Some traders are betting the worst is over for markets. That’s based on the view that the Fed will start tapering its interest rate hikes. But as long as interest rates are being hiked, they’ll continue to weigh on stocks.
For investors who don’t want to get whipsawed while this plays out, there are a number of investment strategies to focus on instead. The simplest and arguably best is simply to buy and hold dividend-paying stocks in industry-leading companies.
While such a strategy seems boring in a bull market, in a bear market it plays out well. For instance, beverage giant Coca-Cola (KO) is up nearly 20 percent in the past year alone. The stock has far lower volatility, and it pays a modest dividend of 2.8 percent. But that dividend has been increased annually for decades.

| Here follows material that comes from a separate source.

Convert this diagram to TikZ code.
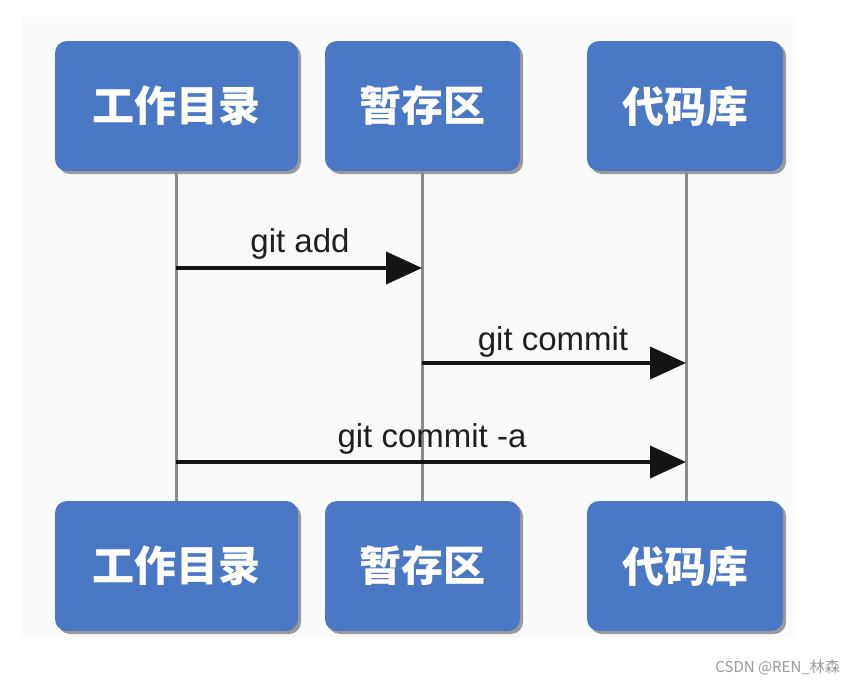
\documentclass[tikz,border=0pt]{standalone}
\usepackage{fontspec}
\setmainfont{Liberation Sans}
\newfontfamily\cjk{Noto Sans CJK SC}
\usetikzlibrary{arrows.meta,shadows}
\definecolor{boxblue}{HTML}{4A78C4}
\definecolor{lifegray}{HTML}{8A8A8A}
\definecolor{paper}{HTML}{FAFAFA}
\definecolor{wmgray}{HTML}{9A9A9A}
\tikzset{
  stagebox/.style={fill=boxblue, rounded corners=12pt, text=white,
    font=\cjk\bfseries\fontsize{42}{42}\selectfont,
    drop shadow={shadow xshift=3pt, shadow yshift=-3pt, opacity=0.55, fill=black!70},
    minimum height=130pt, inner sep=0pt},
  lifeline/.style={draw=lifegray, line width=3pt},
  msg/.style={draw=black!92, line width=4pt, -{Triangle[length=36pt,width=32pt]}},
  msglabel/.style={font=\fontsize{33}{33}\selectfont, text=black!88, inner sep=0pt, anchor=base}
}
\begin{document}
\begin{tikzpicture}[x=1pt,y=-1pt]
\useasboundingbox (0,0) rectangle (855,683);
\fill[paper] (22,17) rectangle (795,637);
% top boxes
\node[stagebox, minimum width=243pt] (w1) at (176.5,106) {工作目录};
\node[stagebox, minimum width=195pt] (s1) at (422.5,106) {暂存区};
\node[stagebox, minimum width=196pt] (r1) at (685,106) {代码库};
% bottom boxes
\node[stagebox, minimum width=243pt] (w2) at (176.5,566) {工作目录};
\node[stagebox, minimum width=195pt] (s2) at (422.5,566) {暂存区};
\node[stagebox, minimum width=196pt] (r2) at (685,566) {代码库};
% lifelines
\coordinate (wl) at (176,171);
\coordinate (sl) at (422,171);
\coordinate (rl) at (686,171);
\coordinate (wb) at (176,501);
\coordinate (sb) at (422,501);
\coordinate (rb) at (686,501);
\draw[lifeline] (wl) -- (wb);
\draw[lifeline] (sl) -- (sb);
\draw[lifeline] (rl) -- (rb);
% message points
\coordinate (a1s) at (176,268);
\coordinate (a1e) at (422,268);
\coordinate (a2s) at (422,363);
\coordinate (a2e) at (686,363);
\coordinate (a3s) at (176,462);
\coordinate (a3e) at (686,462);
\draw[msg] (a1s) -- (a1e);
\draw[msg] (a2s) -- (a2e);
\draw[msg] (a3s) -- (a3e);
\node[msglabel] (l1) at (300,252) {git add};
\node[msglabel] (l2) at (553,350) {git commit};
\node[msglabel] (l3) at (432,447) {git commit -a};
% watermark
\node[anchor=base east, inner sep=0pt, text=wmgray, font=\cjk\fontsize{15}{15}\selectfont] (wm) at (840,672) {CSDN @REN\_林森};
\end{tikzpicture}
\end{document}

Action to take: With earnings and revenue up by double-digits in the past year, it’s clear that this dividend payer can deliver on some growth as well as income. Investors may want to buy some shares now, and try to buy some on any drop in shares of over 10 percent in the coming months.
For traders, the stock can sometimes be prone to big swings. It’s on an upswing now. The February 2023 $65 calls, last going for about $1.82, can potentially see a swing higher in the mid-double-digit range before expiration.
Disclosure: The author of this article has no position in the company mentioned here, but may trade after the next 72 hours. The author receives no compensation from any of the companies mentioned in this article.